Time-latitude cross sections of the geopotential height at 850 hPa, column-integrated water vapor flow, precipitation, and sea surface temperature (SST) for the AS (65°E–75°E) and the BB (85°E–95°E) regions. Left: from TP100; bottom: from TP00. The shaded area indicates the sea surface temperature. Blue contours indicate the precipitation, with an interval of 4 mm d−1. Gray contours indicate the geopotential height at 850 hPa, with an interval of 100 m. Vectors indicate the column integrated water vapor flow. The units of geopotential height, water vapor flow, precipitation, and SST are m, m, kg m/kg s, mm d−1, and °C, respectively.

[19] In TP100, the geopotential height at 850 hPa in both the AS and BB decreases in April due to the presence of the TP. Subsequently, the geopotential height continues to decrease during May and June. This decrease is centered at the BB, where the SST is above 29 °C during April and May and is higher than that in TP00. The increase in precipitation during April to May is also consistent with SSTs above 29°C. In addition, because of developing low-pressure fields over the BB due to presence of the TP, the southwesterly flow to the BB transports a significant amount of water vapor to the BB. This water vapor then converges and increases the precipitation over the BB. In contrast, over the AS, although northward shifts in SSTs above 29°C are found during May to June, the SSTs over the AS are smaller in TP100 than in TP00. Whereas the abrupt increase in precipitation occurs in TP00, the large region of precipitation shifts from close to the Equator to the AS more slowly in TP100 during late May to June. Compared to the reduction in geopotential height in the BB, the geopotential height in the AS declines more gradually during April to June. In addition, compared to the reduction in pressure in the AS in TP00, the pressure reduction in the AS in TP100 is more gradual. SSTs above 30°C do not occur during this period in TP100, whereas an SST above 30°C is accompanied by an abrupt depression over the AS in TP00. Thus, the lower SSTs in TP100 are linked to the slow development of low-level pressure fields over the AS. In addition, the precipitable water over the AS in TP100 is less than that in TP00 because the SST is lower under the influence of the TP. The reduced water vapor in TP100 is also associated with the late onset of increased precipitation in the AS under the influence of the TP.

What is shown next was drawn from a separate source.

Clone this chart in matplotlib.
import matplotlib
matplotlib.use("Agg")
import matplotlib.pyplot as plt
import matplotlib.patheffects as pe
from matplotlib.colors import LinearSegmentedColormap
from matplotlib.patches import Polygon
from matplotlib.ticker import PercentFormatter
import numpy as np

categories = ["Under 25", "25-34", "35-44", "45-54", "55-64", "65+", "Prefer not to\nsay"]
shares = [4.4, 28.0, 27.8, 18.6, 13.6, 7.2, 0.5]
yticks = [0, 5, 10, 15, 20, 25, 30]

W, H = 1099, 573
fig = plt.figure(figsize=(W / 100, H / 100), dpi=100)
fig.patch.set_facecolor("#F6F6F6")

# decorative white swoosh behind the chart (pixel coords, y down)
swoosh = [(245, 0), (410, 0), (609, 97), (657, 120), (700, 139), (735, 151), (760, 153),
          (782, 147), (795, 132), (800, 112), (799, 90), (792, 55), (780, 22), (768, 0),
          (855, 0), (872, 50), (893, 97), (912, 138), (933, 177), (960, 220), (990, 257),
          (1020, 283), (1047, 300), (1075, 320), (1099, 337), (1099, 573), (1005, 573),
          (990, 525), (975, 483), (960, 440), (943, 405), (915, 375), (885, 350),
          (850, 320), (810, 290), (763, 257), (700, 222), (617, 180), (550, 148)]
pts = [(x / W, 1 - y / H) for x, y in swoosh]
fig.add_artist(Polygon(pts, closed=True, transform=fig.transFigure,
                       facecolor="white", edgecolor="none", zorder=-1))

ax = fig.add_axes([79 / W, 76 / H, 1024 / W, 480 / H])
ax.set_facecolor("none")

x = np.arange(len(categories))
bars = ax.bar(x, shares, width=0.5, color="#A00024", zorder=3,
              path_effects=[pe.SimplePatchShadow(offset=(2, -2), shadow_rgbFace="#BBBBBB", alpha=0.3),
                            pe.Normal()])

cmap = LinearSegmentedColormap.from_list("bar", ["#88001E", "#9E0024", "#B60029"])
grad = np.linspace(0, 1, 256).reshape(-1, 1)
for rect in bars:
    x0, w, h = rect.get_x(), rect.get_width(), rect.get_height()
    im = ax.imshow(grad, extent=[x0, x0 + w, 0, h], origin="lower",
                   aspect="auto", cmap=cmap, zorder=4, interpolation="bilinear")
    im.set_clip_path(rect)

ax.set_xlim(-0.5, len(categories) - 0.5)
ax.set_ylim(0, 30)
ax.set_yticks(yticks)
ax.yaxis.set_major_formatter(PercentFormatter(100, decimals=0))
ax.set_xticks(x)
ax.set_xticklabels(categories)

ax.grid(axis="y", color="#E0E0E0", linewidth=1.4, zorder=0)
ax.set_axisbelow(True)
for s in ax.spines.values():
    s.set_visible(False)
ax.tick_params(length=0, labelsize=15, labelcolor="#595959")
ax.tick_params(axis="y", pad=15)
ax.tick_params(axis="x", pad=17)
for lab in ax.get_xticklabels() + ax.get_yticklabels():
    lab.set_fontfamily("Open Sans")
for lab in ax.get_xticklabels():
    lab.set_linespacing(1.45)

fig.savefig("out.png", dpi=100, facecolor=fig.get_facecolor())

4.3 Different SSTs in Adjacent Oceans

[20] The differences in SSTs between TP100 and TP00 likely affect the onset mechanism of the summer monsoon in South Asia. To further demonstrate the relationship between the geographical features and the differences in SSTs and their seasonal changes, Figure 10 illustrates the seasonal changes in the SST distribution in TP100 and TP00. In the AS during April to June, the SST in TP100 is approximately 1°C lower than that in TP00 (Figures 10i and 10j). The SST difference in the AS between TP100 and TP00 is at its highest in late May. In the BB during April to May, in contrast, the SST in TP100 is approximately 1°C higher than that in TP00, exceeding 29°C in early May.

Figure 10.

Seasonal changes in the spatial distribution of geopotential height (contours) and sea surface temperature (SST) (shade) from TP100 and TP00. The left and right columns are for TP100 and TP00, respectively. Figures from top to bottom in both columns display data for 1–5 April, 16–20 April, 1–5 May, 16–20 May, and 31 May to 4 June. The units of geopotential height and SST are m, kg m/kg s, and °C, respectively. For geopotential height, the data were spatially smoothed to facilitate an understanding of the features of the geopotential heights around the Tibetan Plateau.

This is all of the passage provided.